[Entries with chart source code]
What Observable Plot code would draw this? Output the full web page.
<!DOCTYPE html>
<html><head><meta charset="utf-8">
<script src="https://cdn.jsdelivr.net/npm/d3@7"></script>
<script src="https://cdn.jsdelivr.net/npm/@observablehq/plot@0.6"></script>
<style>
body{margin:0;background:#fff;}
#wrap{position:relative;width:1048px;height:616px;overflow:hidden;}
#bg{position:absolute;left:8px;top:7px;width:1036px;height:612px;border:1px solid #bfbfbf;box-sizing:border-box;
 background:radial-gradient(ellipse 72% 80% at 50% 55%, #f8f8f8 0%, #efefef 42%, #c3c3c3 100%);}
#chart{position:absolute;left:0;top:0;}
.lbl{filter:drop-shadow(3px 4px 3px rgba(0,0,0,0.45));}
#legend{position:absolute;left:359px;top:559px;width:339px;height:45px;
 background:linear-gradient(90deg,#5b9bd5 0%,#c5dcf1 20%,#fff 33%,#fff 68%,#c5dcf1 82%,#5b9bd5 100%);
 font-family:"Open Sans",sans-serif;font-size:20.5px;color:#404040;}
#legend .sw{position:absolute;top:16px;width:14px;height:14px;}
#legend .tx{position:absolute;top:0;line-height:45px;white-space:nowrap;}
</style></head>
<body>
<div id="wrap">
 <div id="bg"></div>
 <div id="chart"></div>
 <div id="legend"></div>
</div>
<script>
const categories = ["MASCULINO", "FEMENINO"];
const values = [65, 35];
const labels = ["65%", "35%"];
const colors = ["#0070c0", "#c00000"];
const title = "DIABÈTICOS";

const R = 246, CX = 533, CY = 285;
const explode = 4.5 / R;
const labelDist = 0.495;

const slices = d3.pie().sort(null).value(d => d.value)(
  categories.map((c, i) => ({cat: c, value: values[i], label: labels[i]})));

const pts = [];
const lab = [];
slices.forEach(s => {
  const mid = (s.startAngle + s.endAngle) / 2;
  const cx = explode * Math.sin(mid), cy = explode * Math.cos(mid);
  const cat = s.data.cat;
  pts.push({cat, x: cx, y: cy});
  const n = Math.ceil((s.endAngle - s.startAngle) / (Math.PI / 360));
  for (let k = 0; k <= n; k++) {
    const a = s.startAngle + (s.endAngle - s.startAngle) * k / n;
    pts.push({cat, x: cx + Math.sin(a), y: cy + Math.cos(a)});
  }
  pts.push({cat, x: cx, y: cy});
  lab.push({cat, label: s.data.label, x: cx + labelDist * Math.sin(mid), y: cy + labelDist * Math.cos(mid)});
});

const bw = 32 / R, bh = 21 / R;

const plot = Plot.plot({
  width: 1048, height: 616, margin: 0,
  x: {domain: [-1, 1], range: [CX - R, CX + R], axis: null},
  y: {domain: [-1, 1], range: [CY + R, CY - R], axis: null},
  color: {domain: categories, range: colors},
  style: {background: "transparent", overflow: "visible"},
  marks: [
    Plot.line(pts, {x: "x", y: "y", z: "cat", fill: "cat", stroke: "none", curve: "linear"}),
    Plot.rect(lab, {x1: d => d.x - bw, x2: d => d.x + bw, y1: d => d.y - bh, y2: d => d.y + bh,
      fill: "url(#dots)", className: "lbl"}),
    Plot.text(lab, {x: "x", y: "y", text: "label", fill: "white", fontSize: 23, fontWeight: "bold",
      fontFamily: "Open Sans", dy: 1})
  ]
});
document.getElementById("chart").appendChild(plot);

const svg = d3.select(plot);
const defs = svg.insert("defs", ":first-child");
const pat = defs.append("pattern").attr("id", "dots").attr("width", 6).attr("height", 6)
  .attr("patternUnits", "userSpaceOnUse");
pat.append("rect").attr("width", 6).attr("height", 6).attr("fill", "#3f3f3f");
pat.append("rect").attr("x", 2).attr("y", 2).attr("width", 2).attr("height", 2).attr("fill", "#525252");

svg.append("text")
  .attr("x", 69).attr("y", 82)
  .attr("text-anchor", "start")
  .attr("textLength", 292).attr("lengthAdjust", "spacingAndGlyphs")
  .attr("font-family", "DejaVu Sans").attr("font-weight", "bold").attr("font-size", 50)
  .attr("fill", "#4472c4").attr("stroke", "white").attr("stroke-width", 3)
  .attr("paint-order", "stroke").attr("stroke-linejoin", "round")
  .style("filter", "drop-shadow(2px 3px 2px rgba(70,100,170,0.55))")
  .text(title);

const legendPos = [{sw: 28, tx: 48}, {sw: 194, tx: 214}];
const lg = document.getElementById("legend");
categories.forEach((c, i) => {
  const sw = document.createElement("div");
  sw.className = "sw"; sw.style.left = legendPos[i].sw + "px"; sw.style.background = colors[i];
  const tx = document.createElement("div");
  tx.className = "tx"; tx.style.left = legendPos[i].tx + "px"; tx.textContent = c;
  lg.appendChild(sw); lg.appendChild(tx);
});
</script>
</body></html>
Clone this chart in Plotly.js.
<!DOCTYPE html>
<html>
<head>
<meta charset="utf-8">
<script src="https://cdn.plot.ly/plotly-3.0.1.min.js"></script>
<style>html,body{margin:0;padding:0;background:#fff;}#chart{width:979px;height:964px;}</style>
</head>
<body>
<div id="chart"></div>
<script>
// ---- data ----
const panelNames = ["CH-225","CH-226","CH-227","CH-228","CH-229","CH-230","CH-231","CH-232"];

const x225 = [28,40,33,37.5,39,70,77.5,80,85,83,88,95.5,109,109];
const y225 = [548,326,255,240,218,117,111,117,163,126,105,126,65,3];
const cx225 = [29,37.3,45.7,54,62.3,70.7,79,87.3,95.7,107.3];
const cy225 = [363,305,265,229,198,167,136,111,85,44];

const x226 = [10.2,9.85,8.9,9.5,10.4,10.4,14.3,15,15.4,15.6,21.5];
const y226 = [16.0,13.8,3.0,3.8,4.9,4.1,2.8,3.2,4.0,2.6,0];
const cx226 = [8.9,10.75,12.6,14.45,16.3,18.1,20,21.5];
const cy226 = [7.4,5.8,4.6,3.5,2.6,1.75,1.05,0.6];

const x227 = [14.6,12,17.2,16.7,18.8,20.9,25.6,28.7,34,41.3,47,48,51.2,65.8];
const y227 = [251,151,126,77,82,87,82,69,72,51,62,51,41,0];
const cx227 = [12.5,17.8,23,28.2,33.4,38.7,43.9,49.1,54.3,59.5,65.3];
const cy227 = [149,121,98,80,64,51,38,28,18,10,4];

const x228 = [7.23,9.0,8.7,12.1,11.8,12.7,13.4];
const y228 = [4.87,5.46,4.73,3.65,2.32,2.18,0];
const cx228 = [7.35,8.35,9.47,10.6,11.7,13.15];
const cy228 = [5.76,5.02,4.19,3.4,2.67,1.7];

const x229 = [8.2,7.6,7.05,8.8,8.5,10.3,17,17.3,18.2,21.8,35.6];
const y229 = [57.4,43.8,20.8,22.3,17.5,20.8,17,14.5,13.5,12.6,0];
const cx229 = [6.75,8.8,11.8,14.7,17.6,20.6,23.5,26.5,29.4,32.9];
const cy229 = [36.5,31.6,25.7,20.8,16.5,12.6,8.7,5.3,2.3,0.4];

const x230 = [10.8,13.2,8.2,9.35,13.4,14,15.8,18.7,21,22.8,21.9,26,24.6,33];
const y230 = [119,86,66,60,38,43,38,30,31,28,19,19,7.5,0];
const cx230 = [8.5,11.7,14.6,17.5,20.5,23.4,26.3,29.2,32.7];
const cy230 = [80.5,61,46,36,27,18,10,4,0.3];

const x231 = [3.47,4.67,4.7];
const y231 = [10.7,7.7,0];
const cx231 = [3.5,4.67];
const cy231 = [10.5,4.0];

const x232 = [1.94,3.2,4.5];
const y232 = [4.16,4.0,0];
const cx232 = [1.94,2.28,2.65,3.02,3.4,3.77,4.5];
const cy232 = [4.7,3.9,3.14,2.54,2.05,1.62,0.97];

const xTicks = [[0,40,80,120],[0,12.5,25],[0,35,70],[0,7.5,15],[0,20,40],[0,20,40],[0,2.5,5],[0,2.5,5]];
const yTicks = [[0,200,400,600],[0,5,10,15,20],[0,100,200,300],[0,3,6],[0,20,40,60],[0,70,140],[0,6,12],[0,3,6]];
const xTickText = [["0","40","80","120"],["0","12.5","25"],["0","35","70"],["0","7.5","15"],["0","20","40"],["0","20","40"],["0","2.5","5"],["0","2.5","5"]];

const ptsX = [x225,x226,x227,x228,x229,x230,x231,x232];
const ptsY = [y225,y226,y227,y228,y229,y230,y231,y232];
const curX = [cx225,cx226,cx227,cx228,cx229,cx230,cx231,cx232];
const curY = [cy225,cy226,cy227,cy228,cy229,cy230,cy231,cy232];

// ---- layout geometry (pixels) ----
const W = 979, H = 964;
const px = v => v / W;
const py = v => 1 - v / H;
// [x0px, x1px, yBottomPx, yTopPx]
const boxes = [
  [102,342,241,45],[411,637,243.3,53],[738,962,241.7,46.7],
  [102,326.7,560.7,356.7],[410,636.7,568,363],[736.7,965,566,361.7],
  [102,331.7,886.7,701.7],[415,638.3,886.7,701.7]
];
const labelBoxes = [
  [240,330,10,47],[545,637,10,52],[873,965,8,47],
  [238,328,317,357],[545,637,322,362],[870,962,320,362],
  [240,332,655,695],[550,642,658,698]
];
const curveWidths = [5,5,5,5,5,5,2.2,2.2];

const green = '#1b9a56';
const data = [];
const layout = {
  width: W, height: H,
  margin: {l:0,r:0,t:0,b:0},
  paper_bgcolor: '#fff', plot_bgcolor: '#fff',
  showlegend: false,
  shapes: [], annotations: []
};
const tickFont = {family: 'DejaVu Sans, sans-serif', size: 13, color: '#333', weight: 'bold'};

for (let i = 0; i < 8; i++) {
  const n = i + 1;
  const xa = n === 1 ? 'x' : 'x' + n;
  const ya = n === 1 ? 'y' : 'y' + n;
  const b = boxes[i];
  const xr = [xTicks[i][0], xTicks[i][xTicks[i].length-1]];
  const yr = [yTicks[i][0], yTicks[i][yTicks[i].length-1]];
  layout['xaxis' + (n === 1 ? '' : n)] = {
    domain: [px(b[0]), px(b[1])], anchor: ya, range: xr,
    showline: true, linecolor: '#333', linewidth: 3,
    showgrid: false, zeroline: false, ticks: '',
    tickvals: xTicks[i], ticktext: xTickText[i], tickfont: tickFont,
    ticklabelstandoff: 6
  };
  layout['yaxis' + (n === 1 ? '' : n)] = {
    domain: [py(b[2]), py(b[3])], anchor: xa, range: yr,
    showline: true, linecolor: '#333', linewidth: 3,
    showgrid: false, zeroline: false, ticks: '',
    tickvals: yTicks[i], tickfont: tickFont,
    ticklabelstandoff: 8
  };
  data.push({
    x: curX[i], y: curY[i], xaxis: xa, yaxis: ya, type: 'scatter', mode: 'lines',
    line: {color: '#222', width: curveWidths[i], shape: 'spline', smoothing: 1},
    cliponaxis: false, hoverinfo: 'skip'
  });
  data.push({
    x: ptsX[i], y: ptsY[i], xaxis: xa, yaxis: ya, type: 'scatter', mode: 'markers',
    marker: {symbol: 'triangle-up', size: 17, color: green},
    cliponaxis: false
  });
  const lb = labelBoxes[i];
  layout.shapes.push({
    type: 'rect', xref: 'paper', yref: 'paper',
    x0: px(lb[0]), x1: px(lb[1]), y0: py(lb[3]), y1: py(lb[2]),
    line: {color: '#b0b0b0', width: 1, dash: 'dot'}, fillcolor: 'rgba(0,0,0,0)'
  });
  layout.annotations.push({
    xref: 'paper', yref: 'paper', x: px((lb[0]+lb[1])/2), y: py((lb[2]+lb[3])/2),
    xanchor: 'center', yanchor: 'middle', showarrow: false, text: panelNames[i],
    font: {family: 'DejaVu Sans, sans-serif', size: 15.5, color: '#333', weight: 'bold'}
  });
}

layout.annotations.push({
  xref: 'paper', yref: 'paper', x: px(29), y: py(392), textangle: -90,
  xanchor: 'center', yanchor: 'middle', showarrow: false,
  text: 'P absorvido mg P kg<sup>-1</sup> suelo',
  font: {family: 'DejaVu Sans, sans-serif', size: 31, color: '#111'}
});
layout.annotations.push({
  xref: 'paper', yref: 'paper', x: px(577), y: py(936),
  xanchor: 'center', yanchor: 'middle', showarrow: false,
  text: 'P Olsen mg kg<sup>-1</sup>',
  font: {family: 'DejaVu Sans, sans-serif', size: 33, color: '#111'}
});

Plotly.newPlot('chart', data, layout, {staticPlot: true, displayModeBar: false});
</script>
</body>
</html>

# What you have to do
Repeat word for word the lines from the line containing "Clone this chart in Plotly.js." to the line containing "const cy225 = [363,305,265,229,198,167,136,111,85,44];", both lines included; nothing else should appear.

# Final answer
Clone this chart in Plotly.js.
<!DOCTYPE html>
<html>
<head>
<meta charset="utf-8">
<script src="https://cdn.plot.ly/plotly-3.0.1.min.js"></script>
<style>html,body{margin:0;padding:0;background:#fff;}#chart{width:979px;height:964px;}</style>
</head>
<body>
<div id="chart"></div>
<script>
// ---- data ----
const panelNames = ["CH-225","CH-226","CH-227","CH-228","CH-229","CH-230","CH-231","CH-232"];

const x225 = [28,40,33,37.5,39,70,77.5,80,85,83,88,95.5,109,109];
const y225 = [548,326,255,240,218,117,111,117,163,126,105,126,65,3];
const cx225 = [29,37.3,45.7,54,62.3,70.7,79,87.3,95.7,107.3];
const cy225 = [363,305,265,229,198,167,136,111,85,44];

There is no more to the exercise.